In talking to other economists I often hear concerns that NGDP targeting could occasionally lead to excessive inflation. Oddly, I don’t hear the opposite complaint, although there would be just as many periods of below average inflation as above average inflation. That in itself is quite revealing.

In papers like this one I have discussed why NGDP stability is better than inflation stability. I’d also encourage people to look at George Selgin’s work on why inflation is the wrong variable to stabilize.

In this post, however, I’d like to address these concerns from a slightly different perspective. I think that many economists overestimate the extent to which NGDP targeting would lead to inflation instability. The most commonly cited objection is that if the economy fell into recession, a 4% or 5% NGDP target would require a relatively high inflation rate. Inflation would be fairly low under NGDP targeting, on average, but could shoot up to 5% or more during brief periods of recession. That is the fear.

To explain what’s wrong with this fear, I’d like to describe three possible recessionary outlooks. Each one will be designated with a mammal, for reasons I’ll explain later:

Demand shock recession with procyclical inflation (horse)

Demand shock recession with countercyclical inflation (unicorn)

Supply shock recession with countercyclical inflation (zebra)

In America, demand side recessions with procyclical inflation are far and away the most common. The rate of inflation usually falls during recessions. Occasionally, as in 1974 and (perhaps) 1980, we have a recession where the rate of inflation rises. Those are supply shock recessions with countercyclical inflation. And there are no demand side recessions where inflation rises, because such a thing is impossible.

In America, horses are very common, zebra are pretty rare, and unicorns don’t exist at all. The fear that NGDP targeting would lead to lots of recessions with countercyclical inflation is akin to the fear that NGDP targeting would lead to there suddenly being lots of zebras and unicorns all over the place. It’s very unlikely to happen.

So what’s wrong with the reasoning process of those who worry that we’d see lots of cases of recession with unacceptably high inflation? Without realizing it, they are making a logical error in their thought process, holding two incompatible views at the same time:

1. NGDP is no panacea; hence we’d still have the same old business cycle to deal with.

2. Under NGDP targeting, NGDP growth would be pretty stable.

The problem is that today the overwhelming majority of business cycles are associated with strong shocks to NGDP growth. So if you accept assumption #2, then you can no longer accept assumption #1.

Since most people are skeptical about panaceas, let’s look at if from the opposite perspective. Let’s assume #1, that we have almost as many business cycles as before, even under NGDP targeting. Why would that be the case?

The answer is simple. Recall that NGDP targeting doesn’t cause supply shocks, I think everyone agrees on that point. Rather if we continue to have business cycles at almost the same pace, it must be because NGDP targeting would fail to stabilize NGDP growth, perhaps due to policy lags. We’d still have periods like 2008-09, when NGDP growth plunged sharply. But in those cases we do not see the countercyclical inflation that so worries opponents of NGDP targeting.

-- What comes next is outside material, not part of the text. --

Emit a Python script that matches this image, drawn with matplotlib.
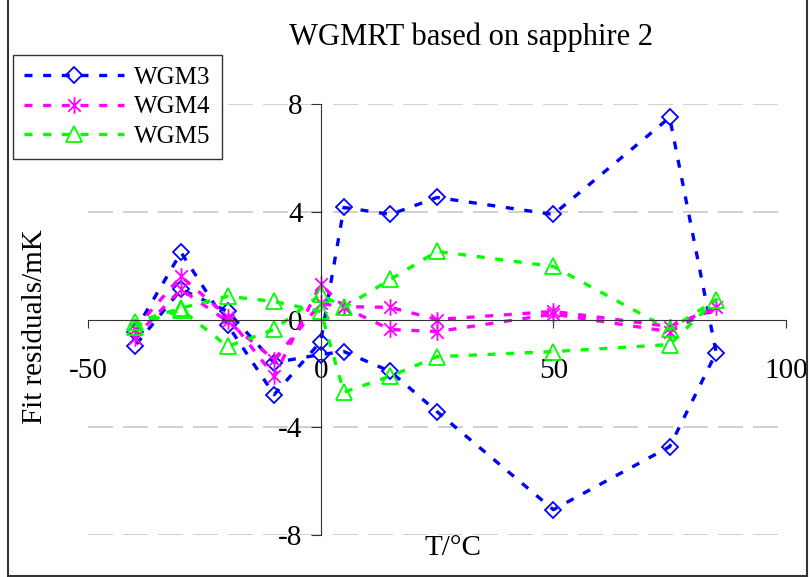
import matplotlib.pyplot as plt
from matplotlib.path import Path
from matplotlib.lines import Line2D

# temperatures: up from -40 to 85 then back down to -40
temps = [-40, -30, -20, -10, 0, 5, 15, 25, 50, 75, 85,
         75, 50, 25, 15, 5, 0, -10, -20, -30, -40]

wgm3 = [-0.45, 2.49, -0.2, -2.79, -0.82, 4.16, 3.9, 4.53, 3.9, 7.5, -1.23,
        -4.72, -7.06, -3.42, -1.93, -1.19, -1.3, -1.6, 0.3, 1.12, -1.0]
wgm4 = [-0.37, 1.6, 0.11, -2.1, 1.3, 0.48, 0.45, 0.0, 0.3, -0.26, 0.45,
        -0.45, 0.2, -0.45, -0.37, 0.45, 0.6, -1.49, -0.07, 1.12, -0.67]
wgm5 = [-0.26, 0.37, -1.0, -0.37, 0.93, 0.45, 1.49, 2.53, 1.97, -0.37, 0.74,
        -0.93, -1.19, -1.38, -2.1, -2.7, 0.3, 0.67, 0.86, 0.42, -0.1]

labels = ["WGM3", "WGM4", "WGM5"]
xticks = [-50, 0, 50, 100]
yticks = [-8, -4, 0, 4, 8]

plt.rcParams['font.family'] = ['Liberation Serif', 'DejaVu Serif']
plt.rcParams['axes.unicode_minus'] = False

# excel style star: vertical bar plus an X
star = Path([(0, -1), (0, 1), (-0.75, -0.75), (0.75, 0.75), (-0.75, 0.75), (0.75, -0.75)],
            [Path.MOVETO, Path.LINETO, Path.MOVETO, Path.LINETO, Path.MOVETO, Path.LINETO])

fig = plt.figure(figsize=(8.11, 5.77), dpi=100)
ax = fig.add_axes([88/811, 1 - 535/577, (786 - 88)/811, (535 - 104)/577])

dash = (2.4, 3.2)
ax.plot(temps, wgm3, color='#0000ff', lw=2.4, dashes=dash, marker='D', ms=8.5,
        mfc='none', mec='#0000ff', mew=1.3, label=labels[0])
ax.plot(temps, wgm4, color='#ff00ff', lw=2.4, dashes=dash, marker=star, ms=12,
        mfc='none', mec='#ff00ff', mew=1.3, label=labels[1])
ax.plot(temps, wgm5, color='#00ff00', lw=2.4, dashes=dash, marker='^', ms=12,
        mfc='none', mec='#00ff00', mew=1.3, label=labels[2])

ax.set_xlim(-50, 100)
ax.set_ylim(-8, 8)
ax.set_xticks(xticks)
ax.set_yticks(yticks)

for y in [-8, -4, 4, 8]:
    ax.axhline(y, color='#c8c8c8', lw=1.2, dashes=(15, 6), zorder=0)

ax.spines['left'].set_position(('data', 0))
ax.spines['bottom'].set_position(('data', 0))
ax.spines['top'].set_visible(False)
ax.spines['right'].set_visible(False)
ax.spines['left'].set_color('#333333')
ax.spines['bottom'].set_color('#333333')
ax.tick_params(axis='x', direction='out', length=6, pad=22, labelsize=21, color='#333333')
ax.tick_params(axis='y', direction='out', length=7, pad=6, labelsize=21, color='#333333')

fig.text(471/811, 1 - 37/577, "WGMRT based on sapphire 2", ha='center', va='center', fontsize=22)
fig.text(453/811, 1 - 548/577, "T/°C", ha='center', va='center', fontsize=21)
fig.text(35/811, 1 - 327/577, "Fit residuals/mK", ha='center', va='center', rotation=90, fontsize=21)

leg = fig.legend(loc='upper left', bbox_to_anchor=(13/811, 1 - 55/577), fontsize=18,
                 frameon=True, fancybox=False, edgecolor='black', handlelength=4.0,
                 handletextpad=0.4, borderpad=0.45, labelspacing=0.28, borderaxespad=0)
leg.get_frame().set_linewidth(1.0)

# outer chart border
fig.add_artist(Line2D([8/811, 8/811], [1/577, 1], color='#333333', lw=1.5))
fig.add_artist(Line2D([807/811, 807/811], [1/577, 1], color='#333333', lw=1.5))
fig.add_artist(Line2D([8/811, 807/811], [1/577, 1/577], color='#333333', lw=1.5))

fig.savefig("out.png", dpi=100)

Oddly, (without their realizing it) their fears about countercyclical inflation are due to a weird mix of assuming NGDP targeting fails, and that it succeeds.

To conclude, either NGDP targeting fails to stabilize NGDP, in which case inflation behaves much as it does today. Or it succeeds in stabilizing NGDP, in which case we have only three or four recessions a century, when there is a huge supply shock.

In fact, even the “problem” they worry about is not a problem at all. In the cases where inflation rises sharply as growth falls sharply (say mid-2007 to mid-2008), there is no widespread outcry among economists that money is too easy and that the Fed should raise rates to reduce inflation. The profession is just as concerned about the slowing growth as the rising inflation, and thus a 12 month period of 0% RGDP growth and 4% inflation does not lead to handwringing that inflation is too high. Wages (which respond to NGDP, not inflation) don’t get unanchored when unemployment is rising, even if gasoline prices are rising. It’s certainly unfortunate that living standards take a hit, but few people (other than former ECB head Trichet) feel a need to raise interest rates to do anything about it. (And how’d that work out?)

Remember, we already have a dual mandate, and the dual mandate implies exactly the same sort of countercyclical inflation path as NGDP targeting. Fears of countercyclical inflation are groundless, that’s what we should all be rooting for. It’s a feature, not a bug. And if we get it, the business cycle will be far, far milder.

PS. I see a few signs that Greece may do a deal after all.